La situation est à ce point préoccupante que les gains de productivité escomptés ne suffiront pas à redresser l’endettement catastrophique de SNCF Réseau. Les économies annuelles visées de 500M€ liée aux gains de productivité sont liées pour moitié aux achats, à l’instar du contrat d’achat de rails à Tata Steel-Hayange, et au travail. Ce gain de productivité annoncé correspond environ à 2% l’an d’ici 2020. Si l’on tient compte de l’évolution du point d’indice de la rémunération des fonctionnaires et d’un GVT** très élevé de 2%, les gains de productivité sont annihilés par la hausse des salaires alors que le gestionnaire d’infrastructure n’a pas de marge de manœuvre sur la tarification sans fragiliser les revenus des entreprises ferroviaires.
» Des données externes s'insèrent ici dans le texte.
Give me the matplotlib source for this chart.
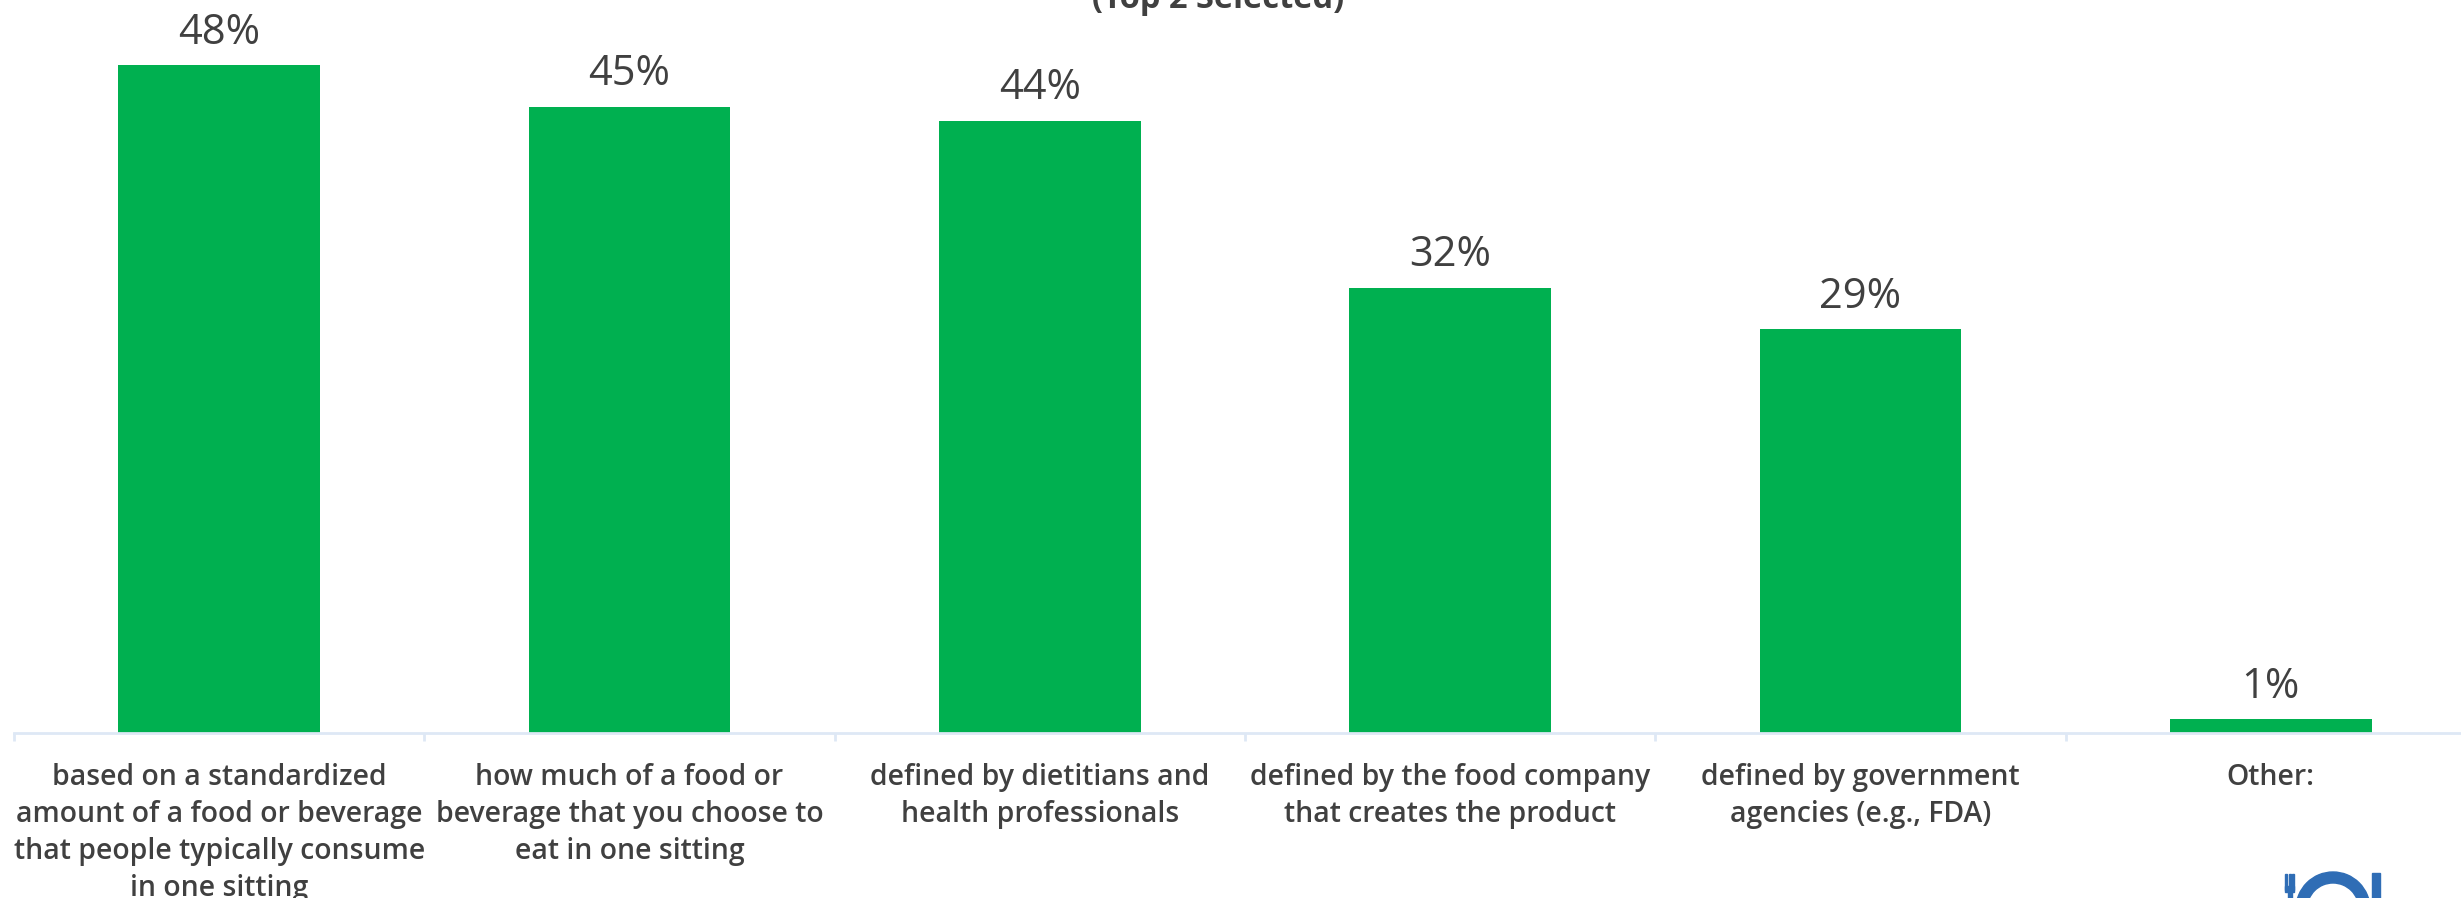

Un défi de taille pour le successeur de Jacques Rapoport

Attendu dans deux mois, le successeur de Jacques Rapoport à la tête de la SNCF Réseau, aura fort à faire pour redresser les comptes. Avec un chiffre d’affaires qui augmente de 4 % à 6.26Md€ et de seulement 1 % en proforma (avec les effets de la réforme au 1/1/2014 pour les deux exercices), SNCF Réseau a affiché en 2015 une marge opérationnelle quasiment stable à 2.1Md€ mais le ROC (résultat opérationnel courant) ressort en baisse de 17% à 952 M€, contre 1.152 milliard € un an plus tôt en raison de la hausse des amortissements (liée aux investissements mis en service). Hors provision pour dépréciation des actifs de 9.6Md€, le résultat net de SNCF Réseau demeure dans le rouge (- 0.3Md€ vs – 0.2Md€).

Jean Pierre Farandou l’actuel patron de Keolis dont la candidature a été approuvée par le conseil de surveillance de SNCF avec l’aval de l’Etat, doit encore obtenir l’accord de l’Autorité de régulation des activités ferroviaires et routières (Arafer) dirigée par Pierre Cardo puis du parlement (Assemblée Nationale et du Sénat). Ingénieur des Mines âgé de 58 ans, Jean-Pierre Farandou est entré à la SNCF en 1981. Il a participé au lancement de la ligne TGV Paris-Lille et du Thalys, avant de diriger SNCF Proximité (TER, Intercités, Transilien) de 2006 à 2012. Il y a quatre ans, il avait pris la présidence de Keolis.

Selon les experts, si le professionnalisme de Jean Pierre Farandou est reconnu par le secteur ferroviaire, sa proximité avec SNCF Mobilités pourrait remettre en cause sa nomination à la tête de SNCF Réseau. Il n’est pas sûr que le régulateur donne son accord à une telle nomination.

** Glissement Vieillissement Technicité : avancement Vieillissement quasi automatique lié à la grille indiciaire, avancement Technicité (changement de grade, promotion). Hausse de la masse salariale automatique liée à l’avancement de l’âge.